J'ajouterai que je trouve qu'on a peut-être trop tendance à vouloir interpréter le Tartuffe au vu de l'actualité. Il me semble que tout le monde y voit un peu ce qu'il veut, et ça peut aller de Daesh à François Fillon candidat aux élections présidentielles, en passant par une directrice de foyer catholique pour jeunes filles (ce dernier exemple étant évidemment pris tout à fait au hasard). Les faux dévots, j'imagine, ont existé de tout temps et la critique n'est pas inutile, à condition de ne pas oublier le contexte initial du texte. Certes, il existe un peu partout des Tartuffe, certes, on a affaire en ce moment à un retour en force du religieux, certes, il existe une crise la laïcité en France... Mais l'actualisation à tout prix a, je crois, ses limites, et Molière n'est en rien, dans cette pièce de 1669, un défenseur des libertins (ainsi nommait-on alors les athées, qu'on appellera également à d'autres époques libres-penseurs).
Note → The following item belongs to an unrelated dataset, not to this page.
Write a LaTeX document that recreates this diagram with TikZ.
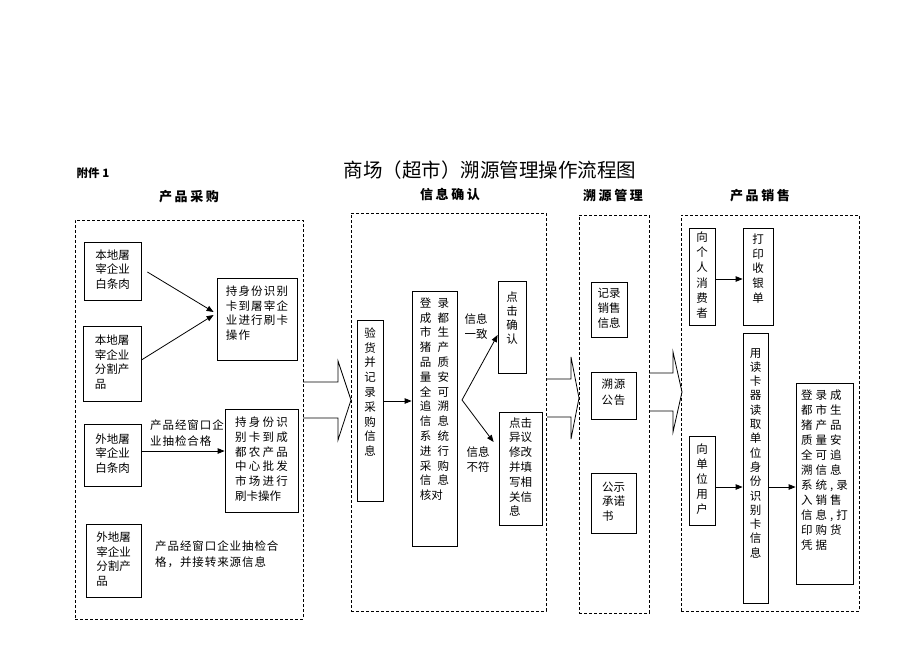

Je vais tout de même m'attarder rapidement sur ce qui fait les qualités de la pièce, car, malgré les défauts que je lui trouve, elle n'en manque pas. Les trois premiers actes sont drôles, voire très drôles (je les ai tous lus à haute voix), le personnage de Dorine est admirablement réussi et, surtout, Molière fait preuve d'une habileté dans la versification qui me renverse. C'est d'une fluidité, d'une sonorité, d'un naturel, même, que je n'ai jamais trouvé ailleurs en langue française. Et si j'éprouve de la déception à sa lecture, j'en éprouve aussi bien du plaisir.